Make friends with the other people in your generation, because you are stuck with them for life.

This is not a conclusion I came to lightly, because I am a total Generation X guy, and so this would mean I would have to try to like my fellow Generation X members, and frankly, what’s to like? We are a bunch of sullen, resentful, moody, depressive, touchy loners who refuse responsibility for our own problems, are filled with a completely unrealistic unfocused resentment, and try to replace warmth and cooperation with post-modern context bashing and bitter, sarcastic irony.

Of course, that’s mostly out parents’ fault.

But the thing is, you don’t get to pick your generation. As much as I (like millions of other Generation X types) have thought I would have made an awesome hippie, and as much as I admire and support all those crazy Millennial kids with their idealism and hipsterism and indie worship, I can’t ever be one of them.

I am Generation X I am stuck with it. Might as well try to make peace with it.

No matter how I might feel about my generation, they will still be the only people who understand my references, who share the same television memories (NORM!) and pivotal historical moments (Shuttle…uh, yeah. ) and sense of style. They will still be the generation who maps to my idea of “normal” no matter how open minded I might try to be. They are the people who had the same stickers on their binders in school, the ones who know we were “indie” back when it was called “alternative”, and who are the last generation to have Saturday Morning mean cartoons and sugary cereals and pajamas.

And, quite frankly, these are the people who will always be roughly as old as I am, and hence will represent the most stable and appropriate dating pool even when we are all cranky, bitter senior citizens still blaming our Baby Boom parents for everything even when they are long dead.

So even though, in a very Gen X way, I sullenly resent the rest of my generation, and am more than willing to bitch and whine about what a bunch of whiny bitches we are, it appears we are stuck with one another, and maybe, just maybe, once we fully realize that, we will summon up the verve to finally get the fuck over ourselves a little and learn to get along.

At least we can get all misty-eyed about cartoons from the eighties together.

And that is part of the problem, from my point of view. Mostly, what we share, besides a tendency towards apathy, is nostalgia, and I frankly don’t like nostalgia.
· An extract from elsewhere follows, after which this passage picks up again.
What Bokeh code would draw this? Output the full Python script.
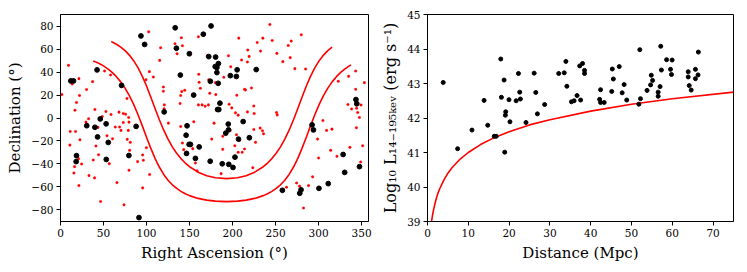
from bokeh.plotting import figure
from bokeh.layouts import row
from bokeh.models import Range1d, FixedTicker, CustomJSTickFormatter
from bokeh.embed import file_html
from bokeh.resources import INLINE

# ---------------- Left panel data ----------------
ra_black = [12.0, 15.1, 18.6, 18.2, 30.5, 40.0, 42.5, 43.1, 46.2, 53.0, 53.2, 55.5, 71.0, 79.5, 87.9,
            91.2, 93.5, 97.8, 120.5, 133.3, 134.7, 139.3, 146.0, 147.1, 146.5, 149.5, 151.0, 149.8,
            154.8, 156.8, 161.2, 172.3, 174.0, 174.2, 175.0, 166.0, 180.3, 179.8, 181.8, 181.8, 183.5,
            183.3, 182.6, 184.0, 185.3, 188.0, 192.1, 195.0, 195.3, 195.6, 197.4, 200.5, 202.8, 204.4,
            205.3, 206.9, 212.3, 219.5, 227.5, 257.9, 278.1, 279.6, 300.4, 311.2, 292.4, 294.0, 328.5,
            330.3, 347.5, 343.4, 344.4]
dec_black = [32.3, 32.3, -32.8, -38.0, -6.7, -8.1, 41.9, -16.5, -0.8, -5.1, -36.1, -21.3, 28.4, -32.7, -7.3,
             -86.8, 71.5, 64.1, 5.3, 78.6, 60.8, 37.4, -15.0, -6.8, -30.9, -23.0, -23.0, 56.0,
             20.0, -35.2, -25.2, 53.5, -37.7, 32.0, 80.2, 73.0, 53.1, 44.8, 44.0, 39.6, 47.4,
             30.2, 7.4, 7.4, 12.9, -39.9, -13.2, -5.3, -10.3, -40.4, 36.9, -43.1, -34.1, 36.2,
             42.0, -18.4, -3.1, -17.2, 42.2, -63.0, -65.6, -62.6, -61.3, -57.2, -6.0, -10.4, -31.8,
             -47.4, -42.4, 16.1, 12.4]

ra_red = [102.5, 116.4, 115.3, 133.1, 140.5, 141.7, 135.5, 160.3, 170.8, 160.7, 161.1, 172.3, 162.6, 173.5,
          9.3, 21.4, 13.6, 37.3, 30.3, 22.1, 18.6, 16.8, 1.6, 51.2, 58.2, 103.3, 107.9, 99.4, 119.6, 119.6,
          120.7, 120.4, 140.9, 144.4, 139.7, 139.0, 160.3, 164.6, 168.1, 171.9, 40.0, 48.5, 52.8, 58.7,
          68.0, 73.0, 75.7, 79.2, 77.3,
          243.3, 207.2, 228.6, 235.2, 246.1, 279.9, 268.2, 264.7, 217.7, 219.3, 217.3, 232.5, 251.5, 267.0,
          258.4, 272.4, 284.9, 195.2, 210.4, 197.9, 189.8, 180.1, 213.9, 215.0, 222.0, 180.5, 204.9, 181.6,
          196.0, 199.1, 203.4, 206.5, 217.3, 224.7, 225.1, 251.1, 251.9, 322.9, 334.9, 343.1, 353.2, 343.1,
          334.1, 338.4, 349.3, 344.2, 345.4, 347.4,
          29.6, 32.6, 11.3, 17.5, 10.9, 22.6, 21.0, 24.5, 16.3, 15.6, 21.4, 33.1, 39.6, 38.1, 44.2, 41.2,
          43.5, 54.0, 56.7, 60.5, 63.7, 68.7, 70.3, 73.0, 79.6, 78.8, 77.6, 81.1, 80.3, 79.6, 65.6, 46.6,
          73.8, 89.6, 95.5, 96.3, 95.5, 99.8, 103.6, 125.4, 139.7, 141.7, 143.2, 153.7, 154.9, 156.8, 158.8,
          175.8, 178.5,
          188.6, 204.5, 197.2, 208.0, 202.6, 188.6, 206.5, 211.2, 213.9, 226.7, 232.1, 236.0, 223.5, 186.7,
          305.0, 309.3, 315.5, 298.8, 300.0, 314.0, 321.3, 336.4, 343.9, 351.2, 348.9, 293.0, 288.3, 262.7,
          274.4, 277.9, 282.5, 224.7, 234.8]
dec_red = [75.1, 61.2, 50.2, 64.7, 69.9, 63.0, 56.0, 70.8, 54.3, 38.1, 31.1, 33.4, 25.9, 21.6,
           45.9, 34.3, 29.6, 31.7, 24.8, 19.6, 13.5, 6.8, 20.4, 40.9, 37.5, 40.4, 35.7, 33.4, 27.0, 23.3,
           11.4, 8.0, 23.0, 24.2, 19.6, 12.6, 11.4, 11.4, 10.3, 11.4, 7.4, 1.3, 5.7, 3.1,
           5.1, 3.9, 3.3, 0.5, 17.0,
           81.5, 69.6, 65.8, 69.6, 67.6, 72.5, 67.0, 63.2, 59.2, 53.7, 48.8, 58.3, 56.3, 52.6,
           49.1, 43.0, 42.7, 54.3, 50.5, 44.7, 35.5, 30.8, 25.0, 24.4, 26.2, 20.4, 19.8, 6.8,
           12.0, 8.8, 4.5, 2.5, 5.3, 10.5, 3.9, 4.8, 2.7, 32.0, 36.3, 40.9, 30.8, 25.0,
           11.8, 7.9, 11.4, 8.5, 4.8, 0.5,
           -3.6, -0.7, -11.7, -11.7, -23.6, -19.0, -35.5, -40.1, -42.4, -47.9, -58.9, -50.2, -52.2, -36.6, -32.0, -24.4,
           -8.2, -15.5, -39.8, -18.1, -7.9, -7.9, -10.8, -3.9, -3.6, -10.8, -18.6, -21.2, -28.2, -45.5, -56.3, -72.8,
           -75.7, -38.0, -32.2, -36.8, -60.9, -25.9, -49.3, -4.5, -7.4, -21.8, -27.6, -26.7, -3.3, -39.2, -46.1,
           -18.4, -4.5,
           -16.0, -14.6, -10.8, -19.5, -24.2, -27.3, -29.9, -29.9, -27.0, -21.2, -8.8, -13.8, -43.3, -48.5,
           -2.2, -10.8, -9.7, -18.4, -34.9, -28.2, -33.4, -25.6, -8.5, -24.2, -38.3, -51.3, -58.9, -60.3,
           -56.6, -59.4, -78.5, -10.0, -11.1]

# galactic latitude +10 / -10 boundary curves (RA, Dec)
ra_upper = [59, 60, 65, 70, 75, 80, 85, 90, 95, 100, 105, 110, 115, 120, 125, 130, 135, 140, 145, 150, 160,
            170, 180, 192.86, 205.72, 215.72, 225.72, 235.72, 240.72, 245.72, 250.72, 255.72, 260.72, 265.72,
            270.72, 275.72, 280.72, 285.72, 290.72, 295.72, 300.72, 305.72, 310.72, 315.72]
dec_upper = [66.6, 66.25, 64.27, 61.80, 58.71, 54.84, 49.98, 43.93, 36.54, 27.84, 18.15, 8.08, -1.69, -10.63,
             -18.46, -25.14, -30.76, -35.39, -39.26, -42.45, -47.18, -50.25, -52.08, -52.87, -52.08, -50.25,
             -47.18, -42.45, -39.26, -35.39, -30.76, -25.14, -18.46, -10.63, -1.69, 8.08, 18.15, 27.84, 36.54,
             43.93, 49.98, 54.84, 58.71, 61.80]
ra_lower = [38, 40, 45, 50, 55, 60, 65, 70, 75, 80, 85, 90, 95, 100, 105, 110, 115, 120, 125, 130, 135, 140,
            145, 150, 160, 170, 180, 192.86, 205.72, 215.72, 225.72, 235.72, 240.72, 245.72, 250.72, 255.72,
            260.72, 265.72, 270.72, 275.72, 280.72, 285.72, 290.72, 295.72, 300.72, 305.72, 310.72, 315.72,
            320.72, 325.72, 330.72, 335.72, 337.72]
dec_lower = [49.68, 49.12, 47.45, 45.39, 42.86, 39.75, 36.01, 31.48, 26.03, 19.52, 11.84, 3.03, -6.64, -16.72,
             -26.49, -35.36, -42.95, -49.19, -54.20, -58.20, -61.40, -63.93, -66.00, -67.65, -70.06, -71.59,
             -72.48, -72.87, -72.48, -71.59, -70.06, -67.65, -66.00, -63.93, -61.40, -58.20, -54.20, -49.19,
             -42.95, -35.36, -26.49, -16.72, -6.64, 3.03, 11.84, 19.52, 26.03, 31.48, 36.01, 39.75, 42.86,
             45.39, 46.26]

ra_ticks = [0, 50, 100, 150, 200, 250, 300, 350]
dec_ticks = [-80, -60, -40, -20, 0, 20, 40, 60, 80]

# ---------------- Right panel data ----------------
dist = [3.85, 7.38, 10.9, 13.87, 14.76, 16.36, 16.84, 17.96, 18.12, 18.77, 18.93, 19.17, 19.09, 19.97, 20.21,
        21.73, 22.29, 22.61, 22.77, 24.14, 26.14, 26.54, 26.94, 28.71, 32.16, 33.52, 33.92, 34.16, 35.28,
        35.93, 36.65, 37.3, 37.53, 38.0, 38.49, 38.49, 42.42, 42.18, 42.42, 43.30, 45.3, 45.55, 45.15,
        46.99, 48.19, 47.71, 48.83, 52.04, 52.2, 51.8, 53.81, 54.68, 54.85, 55.17, 56.53, 56.53, 57.0,
        57.17, 57.33, 58.6, 59.56, 59.8, 59.96, 63.9, 63.9, 64.15, 64.63, 65.67, 65.67, 66.31, 66.39]
logL = [43.03, 41.11, 41.65, 42.51, 41.79, 41.47, 41.47, 43.71, 42.60, 43.10, 41.01, 42.18, 42.08, 42.53, 41.89,
        42.50, 43.29, 42.75, 42.55, 41.87, 43.30, 42.74, 42.12, 42.39, 43.29, 43.31, 43.64, 42.92, 42.47,
        42.50, 42.65, 43.51, 42.52, 43.58, 43.38, 43.29, 42.82, 42.54, 42.45, 42.45, 43.42, 43.13, 42.77,
        43.49, 42.97, 42.73, 42.52, 43.98, 42.56, 42.40, 42.80, 42.96, 43.24, 43.09, 42.75, 42.63, 42.91,
        44.08, 43.39, 43.69, 43.41, 43.26, 43.68, 43.34, 43.19, 42.94, 42.81, 43.41, 43.14, 43.25, 43.91]

lim_dist = [1.0, 1.2, 1.5, 2, 2.5, 3, 4, 5, 6, 8, 10, 13, 16, 20, 25, 30, 40, 50, 60, 75]
lim_logL = [39.0, 39.16, 39.35, 39.60, 39.80, 39.95, 40.20, 40.40, 40.56, 40.81, 41.0, 41.23, 41.41, 41.60,
            41.80, 41.95, 42.20, 42.40, 42.56, 42.75]

dist_ticks = [0, 10, 20, 30, 40, 50, 60, 70]
logL_ticks = [39, 40, 41, 42, 43, 44, 45]

FONT = "DejaVu Serif"
minus_fmt = "return (tick < 0 ? '\u2212' : '') + Math.abs(tick).toString();"


def style(p):
    p.background_fill_color = "white"
    p.border_fill_color = "white"
    p.outline_line_color = "black"
    p.outline_line_width = 1
    p.grid.visible = False
    for ax in (p.xaxis[0], p.yaxis[0]):
        ax.axis_label_text_font = FONT
        ax.axis_label_text_font_style = "normal"
        ax.axis_label_text_font_size = "15px"
        ax.axis_label_text_color = "black"
        ax.major_label_text_font = FONT
        ax.major_label_text_font_size = "10.5px"
        ax.major_label_text_color = "black"
        ax.axis_line_color = "black"
        ax.major_tick_line_color = "black"
        ax.major_tick_in = 0
        ax.major_tick_out = 4
        ax.minor_tick_line_color = None
        ax.major_label_standoff = 3
        ax.axis_label_standoff = 4
        ax.formatter = CustomJSTickFormatter(code=minus_fmt)


p1 = figure(width=378, height=264, output_backend="svg", toolbar_location=None,
            x_range=Range1d(0, 358), y_range=Range1d(-90.2, 90.2),
            min_border_left=60, min_border_right=10, min_border_top=14, min_border_bottom=42)
style(p1)
p1.xaxis.ticker = FixedTicker(ticks=ra_ticks)
p1.yaxis.ticker = FixedTicker(ticks=dec_ticks)
p1.xaxis.axis_label = "Right Ascension (°)"
p1.yaxis.axis_label = "Declination (°)"
p1.line(ra_upper, dec_upper, line_color="#ff0000", line_width=1.6)
p1.line(ra_lower, dec_lower, line_color="#ff0000", line_width=1.6)
p1.scatter(ra_red, dec_red, size=2.6, fill_color="#ff0000", line_color="#ff0000", line_width=0.3)
p1.scatter(ra_black, dec_black, size=4.8, fill_color="black", line_color="black")

p2 = figure(width=361, height=264, output_backend="svg", toolbar_location=None,
            x_range=Range1d(0, 75), y_range=Range1d(39, 45),
            min_border_left=48, min_border_right=6, min_border_top=14, min_border_bottom=42)
style(p2)
p2.xaxis.ticker = FixedTicker(ticks=dist_ticks)
p2.yaxis.ticker = FixedTicker(ticks=logL_ticks)
p2.xaxis.axis_label = "Distance (Mpc)"
p2.yaxis.axis_label = "Log\u2081\u2080 L\u2081\u2084\u208b\u2081\u2089\u2085\u2096\u2091\u1d65 (erg s\u207b\u00b9)"
p2.yaxis.axis_label_text_font_size = "16px"
p2.line(lim_dist, lim_logL, line_color="#ff0000", line_width=1.6)
p2.scatter(dist, logL, size=4, fill_color="black", line_color="black")

layout = row(p1, p2)
open("out.html", "w").write(file_html(layout, INLINE))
I am not claiming to be immune to it, mind you. I get all gooey inside when I listen to the Hong Kong Phooey theme (stupid show but AWESOME theme) or when something reminds me of a favorite Muppet Show moment like anyone else with memories.

I just don’t like it.

See, the problem is, nostalgia just plain isn’t objective. There is no logical reason why I should enjoy remembering something any more than I enjoyed the thing I am remembering. If the thing being remembered hasn’t changed (and how could it? It’s in the past and the past is cast in stone, fixed forever) than why should how I feel about it change?

It makes no sense. It’s not objective. And I am a person who puts a great deal of stock in my ability to see things objectively, as they really are, without illusion, delusion, or prejudice. It is what makes me, in the deepest sense, a philosopher, a seeker of truth, and that is something that runs down to the very core of my being. I absolutely depend on my sense of inner perception and insight to provide the framework of my existence, the foundation of my whole psyche, and therefore anything which interferes with my objectivity will be something I resent and try to eliminate from my mind by whatever means are necessary.

But, being a pragmatist, I must reluctantly recognize that nostalgia is not something I can simply wish away in my mind, as much as it offends my sense of myself as an objective and future-oriented person. It is simply a part of the human mind’s natural progression as a memory storing device, rewarding us with pleasure for retrieving a long-lost memory and hence refreshing it.

So what the hell. I guess we Generation X types can at least get together on that.

Making we can bond over how much we resent each other and the label Generation X.